Modeling Transport of Transition Metal Solutes in different Porous Media under a non-uniform Magnetic Field

Magnetic particles in solution are reported to form clusters when subjected to a non-uniform magnetic field during Magnetophoresis. Magnetophoresis finds application in drug delivery (magnetic targeting), bio-catalysis, pollution capture, extraction, and protein isolation. Previous experimental studies showed that paramagnetic and diamagnetic metal ion systems undergo magnetophoresis in a porous medium under the influence of a non-uniform magnetic field of a permanent magnet. In this work, we present a Multiphysics numerical simulation to provide an in-depth understanding of the experimental results.
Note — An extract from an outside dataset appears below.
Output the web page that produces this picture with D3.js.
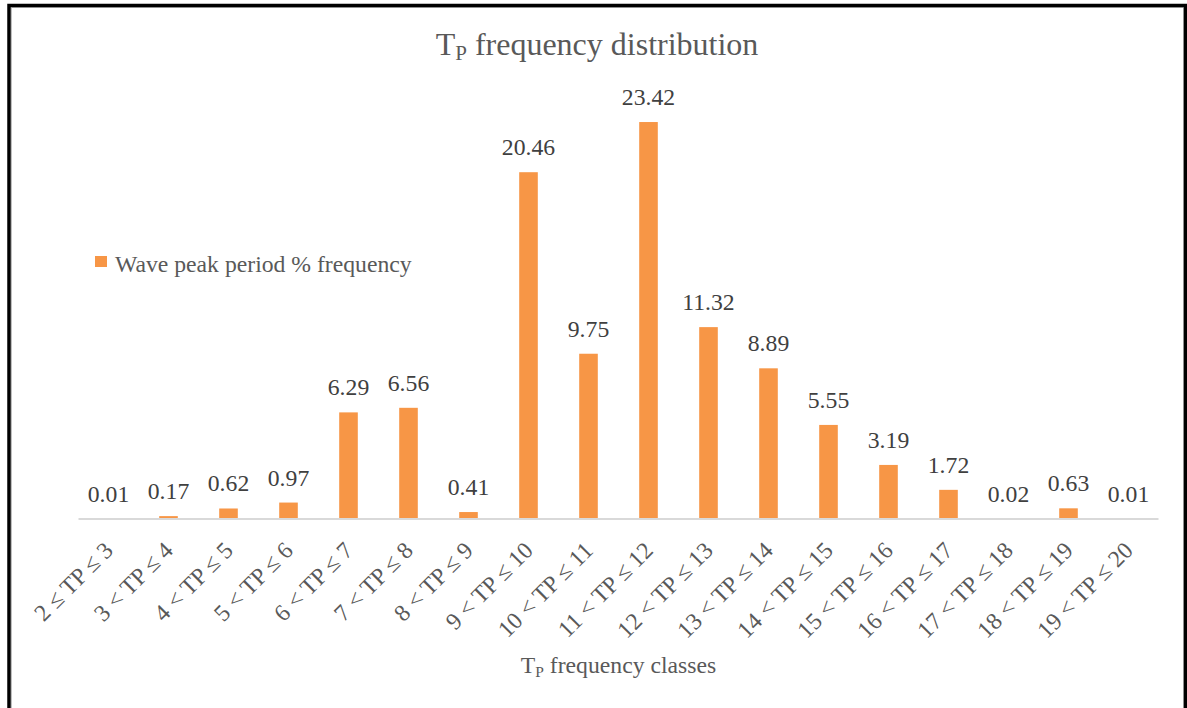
<!DOCTYPE html>
<html>
<head>
<meta charset="utf-8">
<script src="https://cdn.jsdelivr.net/npm/d3@7"></script>
<style>
  html, body { margin: 0; padding: 0; background: #fff; }
  svg { display: block; }
  svg text { font-family: "Liberation Serif", "Times New Roman", Times, serif; }
</style>
</head>
<body>
<svg id="chart" width="1187" height="708"></svg>
<script>
// Wave peak period (Tp) classes and their % frequency
const classes = [
  "2 ≤ TP ≤ 3", "3 < TP ≤ 4", "4 < TP ≤ 5", "5 < TP ≤ 6", "6 < TP ≤ 7",
  "7 < TP ≤ 8", "8 < TP ≤ 9", "9 < TP ≤ 10", "10 < TP ≤ 11", "11 < TP ≤ 12",
  "12 < TP ≤ 13", "13 < TP ≤ 14", "14 < TP ≤ 15", "15 < TP ≤ 16", "16 < TP ≤ 17",
  "17 < TP ≤ 18", "18 < TP ≤ 19", "19 < TP ≤ 20"
];
const frequency = [
  0.01, 0.17, 0.62, 0.97, 6.29,
  6.56, 0.41, 20.46, 9.75, 23.42,
  11.32, 8.89, 5.55, 3.19, 1.72,
  0.02, 0.63, 0.01
];
const seriesName = "Wave peak period % frequency";

const FONT = "'Liberation Serif', 'Times New Roman', Times, serif";
const svg = d3.select("#chart");
const W = 1187, H = 708;
const plot = { left: 78.5, right: 1158.5, top: 95.25, bottom: 519 };
const barColor = "#f79646";
const textGrey = "#595959";
const labelDark = "#404040";
const fs = 23.7;

// outer frame
svg.append("rect").attr("x", 0).attr("y", 0).attr("width", W).attr("height", H).attr("fill", "#fff");
svg.append("path")
  .attr("d", `M11.5,${H} V7.5 H1183.5 V${H}`)
  .attr("fill", "none").attr("stroke", "#bfbfbf").attr("stroke-width", 1);
svg.append("path")
  .attr("d", `M9,${H} V5.5 H1185.5 V${H}`)
  .attr("fill", "none").attr("stroke", "#000").attr("stroke-width", 3.5);

const x = d3.scaleBand().domain(classes).range([plot.left, plot.right]).paddingInner(0.69).paddingOuter(0.345);
const y = d3.scaleLinear().domain([0, 25]).range([plot.bottom, plot.top]);

// title
const title = svg.append("text")
  .attr("x", 597).attr("y", 55)
  .attr("text-anchor", "middle")
  .attr("font-family", FONT)
  .attr("fill", textGrey)
  .attr("font-size", 32);
title.append("tspan").text("T");
title.append("tspan").attr("font-size", 21).attr("dy", 5).text("P");
title.append("tspan").attr("dy", -5).text(" frequency distribution");

// bars
svg.append("g").selectAll("rect")
  .data(frequency)
  .join("rect")
  .attr("x", (d, i) => x(classes[i]))
  .attr("width", x.bandwidth())
  .attr("y", d => y(d))
  .attr("height", d => y(0) - y(d))
  .attr("fill", barColor);

// value labels
svg.append("g").selectAll("text")
  .data(frequency)
  .join("text")
  .attr("x", (d, i) => x(classes[i]) + x.bandwidth() / 2)
  .attr("y", d => y(d) - 17)
  .attr("text-anchor", "middle")
  .attr("font-family", FONT)
  .attr("font-size", fs)
  .attr("fill", labelDark)
  .text(d => d.toFixed(2));

// x axis
const xAxis = svg.append("g")
  .attr("transform", `translate(0,${plot.bottom})`)
  .call(d3.axisBottom(x).tickSize(0).tickSizeOuter(0));
xAxis.attr("font-family", FONT);
xAxis.select(".domain").attr("stroke", "#d9d9d9").attr("stroke-width", 2)
  .attr("d", `M${plot.left},0H${plot.right}`);
xAxis.selectAll(".tick text")
  .attr("font-family", FONT)
  .attr("font-size", fs)
  .attr("fill", textGrey)
  .attr("text-anchor", "end")
  .attr("x", 0).attr("y", 0).attr("dy", "0.35em")
  .attr("transform", "translate(0,27) rotate(-45)");

// axis title
const xt = svg.append("text")
  .attr("x", (plot.left + plot.right) / 2).attr("y", 673)
  .attr("text-anchor", "middle")
  .attr("font-family", FONT)
  .attr("fill", textGrey)
  .attr("font-size", fs);
xt.append("tspan").text("T");
xt.append("tspan").attr("font-size", 15.5).attr("dy", 4).text("P");
xt.append("tspan").attr("dy", -4).text(" frequency classes");

// legend
const lg = svg.append("g").attr("transform", "translate(95,256)");
lg.append("rect").attr("width", 12).attr("height", 11).attr("fill", barColor);
lg.append("text").attr("x", 20).attr("y", 15.5)
  .attr("font-family", FONT)
  .attr("font-size", fs).attr("fill", textGrey)
  .text(seriesName);
</script>
</body>
</html>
Our numerical simulations indicate that both the paramagnetic and diamagnetic ions may form clusters of sub-micrometer size under influence of the magnetic field. Also, with same porosity, the porous media's pore size has been observed to influence the amount of enrichment or depletion of the magnetic particles. Additionally, we examined the impact of magnetic diffusion and magnetic convection fluxes and observe that the magnetic convection flux is dominant during magnetomigration. Furthermore, our simulations suggest that the cluster size is a function of time and magnetic susceptibility of the ions, and the effect of pore size could be understood in the context of friction between the cluster and the solid walls of the porous media. We provide an approximate form of cluster size and friction factor coefficient by fitting the simulations to experimental results.